Dalam video berdurasi 18 menit tersebut, Attaullah yang memimpin ARSA memberi
peringatan agar pemerintah berhenti melakukan kekerasan terhadap etnis Rohingya.
Attaullah menjelaskan selama 75
tahun telah terjadi berbagai kejahatan dan kekejaman yang dilakukan terhadap
Rohingya. Itu mengapa mereka melakukan serangan pada 9 Oktober 2016 sebagai
pesan bahwa jika kekerasan tidak dihentikan, mereka berhak membela diri.

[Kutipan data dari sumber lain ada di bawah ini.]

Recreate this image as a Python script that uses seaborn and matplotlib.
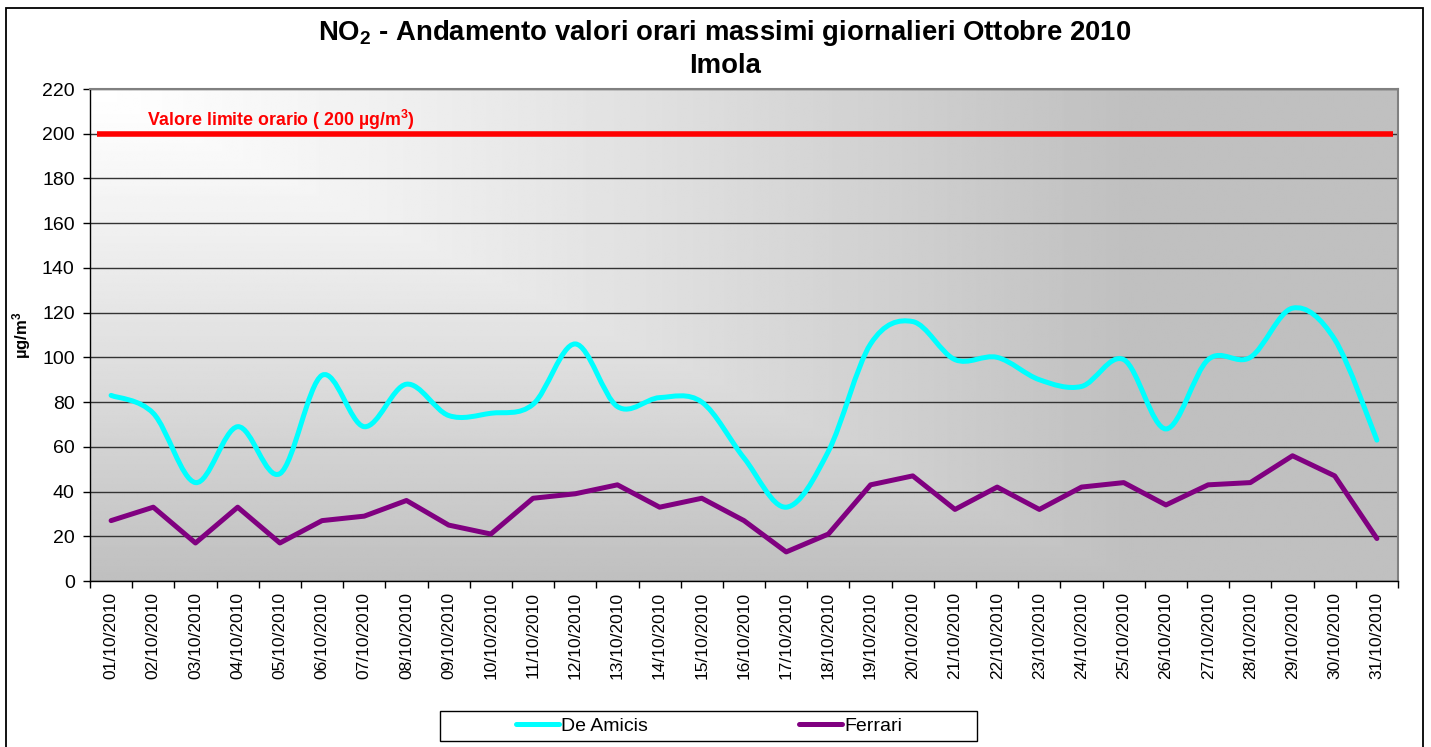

Sejak saat itu, ARSA terus
melakukan aksinya dengan skala yang lebih besar. Pada 25 Agustus 2017, ARSA
menyerang komunitas Hindu di sebuah desa bernama Kha Maung Seik yang terletak
di Maungdaw utara.
Melansir laporan Amnesty, total
korban yang dieksekusi oleh ARSA ada 53 orang. Korban terdiri dari 20 pria, 10
wanita, dan 23 anak-anak bahkan 14 diantaranya masih berusia 8 tahun ke bawah.
Masih di tanggal dan hari yang
sama, 46 orang Hindu di desa yang bernama Ye Bauk Kyar tiba-tiba menghilang dan
tidak pernah ditemukan sampai sekarang. Mulai munculah asumsi bahwa mereka juga
menjadi korban keganasan ARSA.
Penasihat Pusat Studi Ekstremisme
Eropa yaitu Maung Zarni mengungkapkan bahwa ARSA bukanlah teroris yang
bertujuan untuk menyerang jantung masyarakat Myanmar melainkan ARSA lahir
akibat dari kekerasan atau genosida yang dilakukan oleh pemerintah Myanmar terhadap
Rohingya.
Aziz Khan seorang Rohingya yang
tinggal di kotapraja Maungdaw mengatakan bahwa militer dan pemerintahan sipil
melakukan ‘penyebaran rasa takut’ dan ‘tidak ada bukti yang menunjukkan bahwa
kelompok tersebut memiliki hubungan dengan kelompok teroris mana pun’.
Aziz Khan juga menjelaskan bahwa
orang-orang yang tergabung di ARSA tidak mempunyai perlengkapan yang baik.
Mereka hanyalah memiliki tongkat, pedang dan senjata yang mereka sita dari
pos-pos militer dan tidak ada bom.
ARSA mengatakan bahwa kelompoknya
tidak memiliki hubungan dengan al-Qaeda atau organisasi paramiliter yang
bertujuan mengurangi pengaruh luar terhadap kepentingan Islam, Negara Islam
Irak dan Levant (ISIS), Lashkar-e-Taiba atau kelompok teroris lainnya.
Maung Zarni berpendapat bahwa ARSA bukan gerakan separatis atau kelompok yang menginginkan negara Islam. Mereka hanya menginginkan kesetaraan etnis dan perdamaian. Pendapat Maung Zarni ini pun didukung oleh Direktur Program Asia di ICG, Anagha Neelakantan, yang menyebutkan bahwa ARSA hanya sedang berjuang melindungi etnis Rohingnya dan tidak ada maksud lain.